**Goal**
Reproduce all the material exactly, minus any pictures it holds.

**Source data**
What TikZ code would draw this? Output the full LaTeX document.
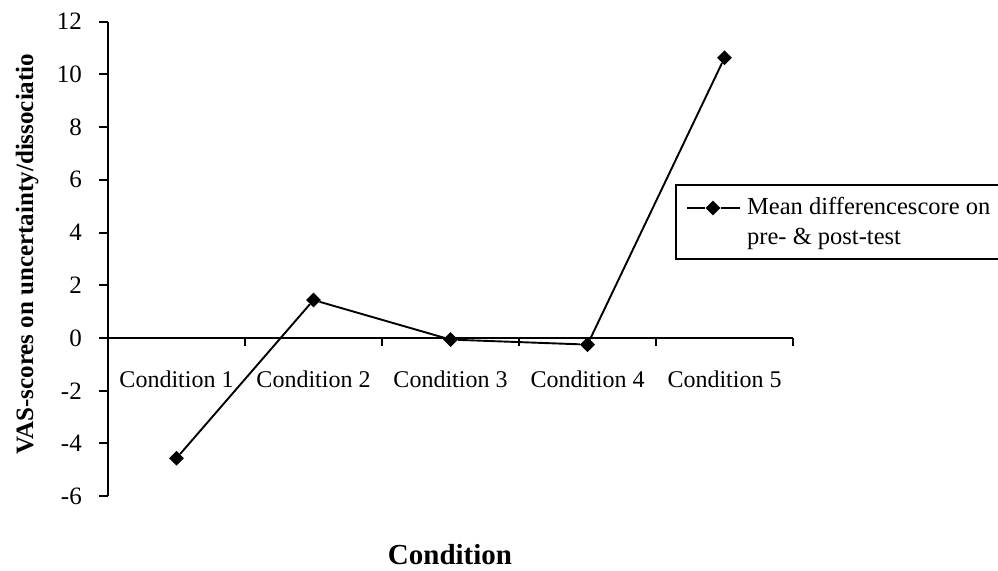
\documentclass[tikz,border=0pt]{standalone}
\usepackage{fontspec}
\setmainfont{Liberation Serif}
\usetikzlibrary{shapes.geometric}

\begin{document}
\begin{tikzpicture}[x=1pt, y=1pt, every node/.style={inner sep=0pt},
    axisline/.style={line width=1.9pt},
    ticklab/.style={anchor=east, font=\fontsize{25}{30}\selectfont},
    catlab/.style={anchor=base, font=\fontsize{24}{28}\selectfont},
    datamark/.style={diamond, fill=black, minimum size=15pt}]
    \useasboundingbox (0,0) rectangle (998,-570);

    \begin{scope}[shift={(108,-338)}, x=137pt, y=26.36pt]
        % Axes
        \draw[axisline] (0,-6) -- (0,12);
        \draw[axisline] (-9pt,0) -- (5,0);
        \foreach \v [count=\i] in {-6,-4,...,12} {
            \draw[axisline] (0,\v) -- ++(-9pt,0);
            \node[ticklab] (tick\i) at ([xshift=-26pt]0,\v) {\v};
        }
        \foreach \i in {1,...,5} {
            \draw[axisline] (\i,0) -- ++(0,-8pt);
            \node[catlab] (cat\i) at ([yshift=-49pt]\i-0.5,0) {Condition \i};
        }

        % Mean difference per condition
        \foreach \v [count=\i] in {-4.56,1.44,-0.06,-0.25,10.63}
            \node[datamark] (c\i) at (\i-0.5,\v) {};
        \draw[line width=1.9pt] (c1) -- (c2) -- (c3) -- (c4) -- (c5);
    \end{scope}

    % Axis titles
    \node[rotate=90, anchor=base, font=\bfseries\fontsize{25}{28}\selectfont] (ytitle) at (33,-254) {VAS-scores on uncertainty/dissociatio};
    \node[anchor=base, font=\bfseries\fontsize{29}{32}\selectfont] (xtitle) at (450,-564) {Condition};

    % Legend
    \node[draw, line width=1.6pt, anchor=north west, minimum width=323pt, minimum height=74pt] (legbox) at (675,-184) {};
    \coordinate (legl) at (687,-208);
    \coordinate (legr) at (740,-208);
    \node[datamark] (legm) at (713,-208) {};
    \draw[line width=1.9pt] (legl) -- (legm) -- (legr);
    \node[anchor=base west, font=\fontsize{24.5}{28}\selectfont] (leg1) at (747,-214) {Mean differencescore on};
    \node[anchor=base west, font=\fontsize{24.5}{28}\selectfont] (leg2) at (747,-244) {pre- \& post-test};
\end{tikzpicture}
\end{document}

**Exercise solution**
What TikZ code would draw this? Output the full LaTeX document.
\documentclass[tikz,border=0pt]{standalone}
\usepackage{fontspec}
\setmainfont{Liberation Serif}
\usetikzlibrary{shapes.geometric}

\begin{document}
\begin{tikzpicture}[x=1pt, y=1pt, every node/.style={inner sep=0pt},
    axisline/.style={line width=1.9pt},
    ticklab/.style={anchor=east, font=\fontsize{25}{30}\selectfont},
    catlab/.style={anchor=base, font=\fontsize{24}{28}\selectfont},
    datamark/.style={diamond, fill=black, minimum size=15pt}]
    \useasboundingbox (0,0) rectangle (998,-570);

    \begin{scope}[shift={(108,-338)}, x=137pt, y=26.36pt]
        % Axes
        \draw[axisline] (0,-6) -- (0,12);
        \draw[axisline] (-9pt,0) -- (5,0);
        \foreach \v [count=\i] in {-6,-4,...,12} {
            \draw[axisline] (0,\v) -- ++(-9pt,0);
            \node[ticklab] (tick\i) at ([xshift=-26pt]0,\v) {\v};
        }
        \foreach \i in {1,...,5} {
            \draw[axisline] (\i,0) -- ++(0,-8pt);
            \node[catlab] (cat\i) at ([yshift=-49pt]\i-0.5,0) {Condition \i};
        }

        % Mean difference per condition
        \foreach \v [count=\i] in {-4.56,1.44,-0.06,-0.25,10.63}
            \node[datamark] (c\i) at (\i-0.5,\v) {};
        \draw[line width=1.9pt] (c1) -- (c2) -- (c3) -- (c4) -- (c5);
    \end{scope}

    % Axis titles
    \node[rotate=90, anchor=base, font=\bfseries\fontsize{25}{28}\selectfont] (ytitle) at (33,-254) {VAS-scores on uncertainty/dissociatio};
    \node[anchor=base, font=\bfseries\fontsize{29}{32}\selectfont] (xtitle) at (450,-564) {Condition};

    % Legend
    \node[draw, line width=1.6pt, anchor=north west, minimum width=323pt, minimum height=74pt] (legbox) at (675,-184) {};
    \coordinate (legl) at (687,-208);
    \coordinate (legr) at (740,-208);
    \node[datamark] (legm) at (713,-208) {};
    \draw[line width=1.9pt] (legl) -- (legm) -- (legr);
    \node[anchor=base west, font=\fontsize{24.5}{28}\selectfont] (leg1) at (747,-214) {Mean differencescore on};
    \node[anchor=base west, font=\fontsize{24.5}{28}\selectfont] (leg2) at (747,-244) {pre- \& post-test};
\end{tikzpicture}
\end{document}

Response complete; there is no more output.